How Close Are You to Retirement?

You can estimate when you will be able to retire if you have a general idea what your expenses and, of course, income might be in the next years (or decades – depending on when you start saving for your retirement).

A key consideration is how you want to live your retirement years, meaning how much you would need to spend each year to have the lifestyle you wish. Financial planners often estimate that people  plan to spend around 80% of your current income when you reach retirement. This is because you spend less on retirement savings, work attire and other word-related, daily expenses, payroll taxes, and debt (assuming you have paid off your debt or, at least, most of it before retiring).

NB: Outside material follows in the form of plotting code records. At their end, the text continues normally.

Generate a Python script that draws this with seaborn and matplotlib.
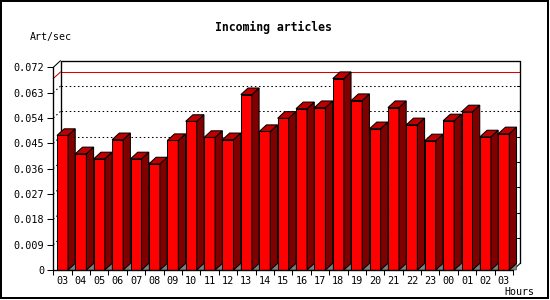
import numpy as np
import pandas as pd
import matplotlib
matplotlib.use("Agg")
import matplotlib.pyplot as plt
from matplotlib.patches import Polygon, Rectangle
from matplotlib.lines import Line2D
import seaborn as sns

hours = ["03", "04", "05", "06", "07", "08", "09", "10", "11", "12", "13", "14",
         "15", "16", "17", "18", "19", "20", "21", "22", "23", "00", "01", "02", "03"]
rates = [0.0478, 0.0413, 0.0395, 0.0463, 0.0395, 0.0377, 0.0460, 0.0528, 0.0471,
         0.0463, 0.0623, 0.0492, 0.0539, 0.0573, 0.0577, 0.0680, 0.0602, 0.0502,
         0.0577, 0.0516, 0.0459, 0.0530, 0.0562, 0.0473, 0.0484]
y_ticks = [0, 0.009, 0.018, 0.027, 0.036, 0.045, 0.054, 0.063, 0.072]
y_ticklabels = ["0", "0.009", "0.018", "0.027", "0.036", "0.045", "0.054", "0.063", "0.072"]

W, H = 550, 300
FRONT = "#ff0000"
SIDE = "#800000"
TOP = "#c00000"
mono = "DejaVu Sans Mono"

sns.set_theme(style="white")
plt.rcParams["font.family"] = [mono]

fig = plt.figure(figsize=(W / 100, H / 100), dpi=100)
fig.patch.set_facecolor("white")
left_px, right_px, top_px, bot_px = 53.3, 513.0, 67.3, 270.0
ax = fig.add_axes([left_px / W, (H - bot_px) / H, (right_px - left_px) / W, (bot_px - top_px) / H])

df = pd.DataFrame({"pos": np.arange(len(rates)), "rate": rates})
sns.barplot(data=df, x="pos", y="rate", color=FRONT, saturation=1, width=0.6,
            edgecolor="black", linewidth=0.75, ax=ax)

n = len(rates)
ax.set_xlim(-0.5, n - 0.5)
ax.set_ylim(0, 0.072)
ax.set_xlabel("")
ax.set_ylabel("")
for s in ax.spines.values():
    s.set_visible(False)
ax.patch.set_visible(False)

# depth offsets in data units
ax_w_px = right_px - left_px
ax_h_px = bot_px - top_px
dx = 7.2 * n / ax_w_px
dy = 6.6 * 0.072 / ax_h_px
x0, x1 = -0.5, n - 0.5
ymax = 0.072

lw = 0.75
dot = (0, (1.45, 2.5))
# back plane gridlines (dotted)
for v in y_ticks[1:-1]:
    ax.add_line(Line2D([x0 + dx, x1 + dx], [v + dy, v + dy], color="black", lw=lw,
                       linestyle=dot, zorder=1, clip_on=False))
    ax.add_line(Line2D([x0, x0 + dx], [v, v + dy], color="black", lw=lw,
                       linestyle=dot, zorder=1, clip_on=False))
    ax.add_line(Line2D([x1 + dx - 3 * n / ax_w_px, x1 + dx], [v + dy, v + dy], color="black",
                       lw=lw, zorder=1, clip_on=False))
# max line (red)
mx = max(rates)
ax.add_line(Line2D([x0 + dx, x1 + dx], [mx + dy, mx + dy], color="#dd0000", lw=lw, zorder=1.5, clip_on=False))
ax.add_line(Line2D([x0, x0 + dx], [mx, mx + dy], color="#dd0000", lw=lw, zorder=1.5, clip_on=False))
# back frame
ax.add_line(Line2D([x0 + dx, x0 + dx, x1 + dx, x1 + dx], [dy, ymax + dy, ymax + dy, dy],
                   color="black", lw=lw * 1.3, zorder=1.6, clip_on=False))
ax.add_line(Line2D([x0, x0 + dx], [ymax, ymax + dy], color="black", lw=lw, zorder=1.6, clip_on=False))
ax.add_line(Line2D([x1, x1 + dx], [0, dy], color="black", lw=lw, zorder=1.6, clip_on=False))

# 3D bar sides and tops
for i, p in enumerate(ax.patches):
    z = 3 + i * 0.1
    p.set_zorder(z)
    p.set_clip_on(False)
    xl = p.get_x()
    xr = xl + p.get_width()
    h = p.get_height()
    ax.add_patch(Polygon([[xr, 0], [xr + dx, dy], [xr + dx, 0]], closed=True,
                         facecolor="#808080", edgecolor="#404040", lw=0.4, zorder=z - 0.01, clip_on=False))
    ax.add_patch(Polygon([[xr, 0], [xr + dx, dy], [xr + dx, h + dy], [xr, h]], closed=True,
                         facecolor=SIDE, edgecolor="black", lw=lw, zorder=z + 0.01, clip_on=False))
    ax.add_patch(Polygon([[xl, h], [xl + dx, h + dy], [xr + dx, h + dy], [xr, h]], closed=True,
                         facecolor=TOP, edgecolor="black", lw=lw, zorder=z + 0.02, clip_on=False))

# front axes lines
ax.add_line(Line2D([x0, x0], [0, ymax], color="black", lw=lw * 1.3, zorder=10, clip_on=False))
ax.add_line(Line2D([x0, x1], [0, 0], color="black", lw=lw * 1.3, zorder=10, clip_on=False))

# ticks
ax.set_yticks(y_ticks)
ax.set_yticklabels(y_ticklabels, fontsize=7.3, family=mono)
ax.tick_params(axis="y", left=True, length=4, width=0.75, color="black", pad=2.5, labelcolor="black")
ax.set_xticks(np.arange(n))
ax.set_xticklabels(hours, fontsize=7.3, family=mono)
ax.set_xticks(np.arange(n + 1) - 0.5, minor=True)
ax.tick_params(axis="x", which="major", bottom=False, length=0, pad=4.5, labelcolor="black")
ax.tick_params(axis="x", which="minor", bottom=True, length=3.5, width=0.75, color="black")

fig.text(273.5 / W, 1 - 27 / H, "Incoming articles", ha="center", va="center",
         fontsize=8.3, fontweight="bold", family=mono, color="black")
fig.text(30 / W, 1 - 37 / H, "Art/sec", ha="left", va="center", fontsize=7.2, family=mono, color="black")
fig.text(534 / W, 1 - 292 / H, "Hours", ha="right", va="center", fontsize=7.2, family=mono, color="black")

# image border
fig.add_artist(Rectangle((1 / W, 2 / H), 547 / W, 297 / H, transform=fig.transFigure,
                         fill=False, edgecolor="black", lw=1.44))

fig.savefig("out.png", dpi=100, facecolor="white")
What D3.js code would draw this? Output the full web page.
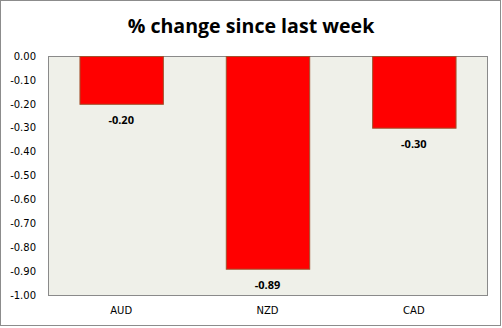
<!DOCTYPE html>
<html>
<head>
<meta charset="utf-8">
<script src="https://cdn.jsdelivr.net/npm/d3@7"></script>
<style>
  html, body { margin: 0; padding: 0; background: #fff; }
  svg { display: block; }
</style>
</head>
<body>
<script>
// Weekly currency moves
const categories = ["AUD", "NZD", "CAD"];
const values = [-0.20, -0.89, -0.30];
const yTicks = [0, -0.1, -0.2, -0.3, -0.4, -0.5, -0.6, -0.7, -0.8, -0.9, -1.0];
const title = "% change since last week";

const W = 502, H = 328;
const plot = { left: 48, top: 56, right: 487, bottom: 295 };

// plain hyphen for negative numbers
const fmt = d3.formatLocale({ decimal: ".", thousands: ",", grouping: [3], currency: ["", ""], minus: "-" }).format(".2f");

const svg = d3.select("body").append("svg")
  .attr("width", W).attr("height", H);

// outer frame
svg.append("rect")
  .attr("x", 0.5).attr("y", 0.5)
  .attr("width", W - 2).attr("height", H - 3)
  .attr("fill", "#fff").attr("stroke", "#8c8c8c").attr("stroke-width", 1);

// title
svg.append("text")
  .attr("x", 251).attr("y", 33)
  .attr("text-anchor", "middle")
  .attr("font-family", "'Open Sans', sans-serif")
  .attr("font-weight", "bold")
  .attr("font-size", 19.6)
  .attr("fill", "#000")
  .text(title);

const x = d3.scaleBand()
  .domain(categories)
  .range([plot.left, plot.right])
  .paddingInner(0.43)
  .paddingOuter(0.215);

const y = d3.scaleLinear()
  .domain([-1, 0])
  .range([plot.bottom, plot.top]);

// plot area
svg.append("rect")
  .attr("x", plot.left + 0.5).attr("y", plot.top + 0.5)
  .attr("width", plot.right - plot.left).attr("height", plot.bottom - plot.top)
  .attr("fill", "#eff0e9").attr("stroke", "#8a8a8a").attr("stroke-width", 1);

// y axis labels
const yAxis = d3.axisLeft(y)
  .tickValues(yTicks)
  .tickFormat(fmt)
  .tickSize(0)
  .tickPadding(12);

const gy = svg.append("g")
  .attr("transform", `translate(${plot.left},0)`)
  .call(yAxis);
gy.select(".domain").remove();
gy.selectAll("text")
  .attr("font-family", "'DejaVu Sans', Verdana, sans-serif")
  .attr("font-size", 10)
  .attr("fill", "#000");

// x axis labels
const xAxis = d3.axisBottom(x).tickSize(0).tickPadding(12);
const gx = svg.append("g")
  .attr("transform", `translate(0,${plot.bottom})`)
  .call(xAxis);
gx.select(".domain").remove();
gx.selectAll("text")
  .attr("font-family", "'DejaVu Sans', Verdana, sans-serif")
  .attr("font-size", 10)
  .attr("fill", "#000");

// bars
svg.append("g").selectAll("rect")
  .data(categories)
  .join("rect")
  .attr("x", (d) => x(d) + 0.5)
  .attr("y", y(0) + 0.5)
  .attr("width", x.bandwidth())
  .attr("height", (d, i) => y(values[i]) - y(0))
  .attr("fill", "#ff0000")
  .attr("stroke", "#a0522d")
  .attr("stroke-width", 1);

// value labels
svg.append("g").selectAll("text")
  .data(categories)
  .join("text")
  .attr("x", (d) => x(d) + x.bandwidth() / 2)
  .attr("y", (d, i) => y(values[i]) + 20)
  .attr("text-anchor", "middle")
  .attr("font-family", "'Open Sans', sans-serif")
  .attr("font-weight", "bold")
  .attr("font-size", 11)
  .attr("fill", "#000")
  .text((d, i) => fmt(values[i]));
</script>
</body>
</html>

However, you also need to take into account extra expenses that you do not have now, such as lifestyle purchases (i.e. a holiday home or boat) and travel expenses. Of course, you will get some income from Social Security (and possibly a pension), but you will need to make sure you have saved enough to have the kind of life you are dreaming of, when you retire. In this case, it might be a good idea to plan to spend 100% of your current income (or maybe more) and act accordingly.

Summing It All Up

As with many things in life, there is no one-size-fits-all option and this includes choosing between a 401(k) and Roth IRA. To figure out which account might be best for you, you need to do some research on your own. Explore the advantages and disadvantages of each plan, depending on your current and future situation and consider how you have planned to spend your retirement years. Needless to say, time is of the essence. The earlier you start saving and investing money for retirement, the better off you will be.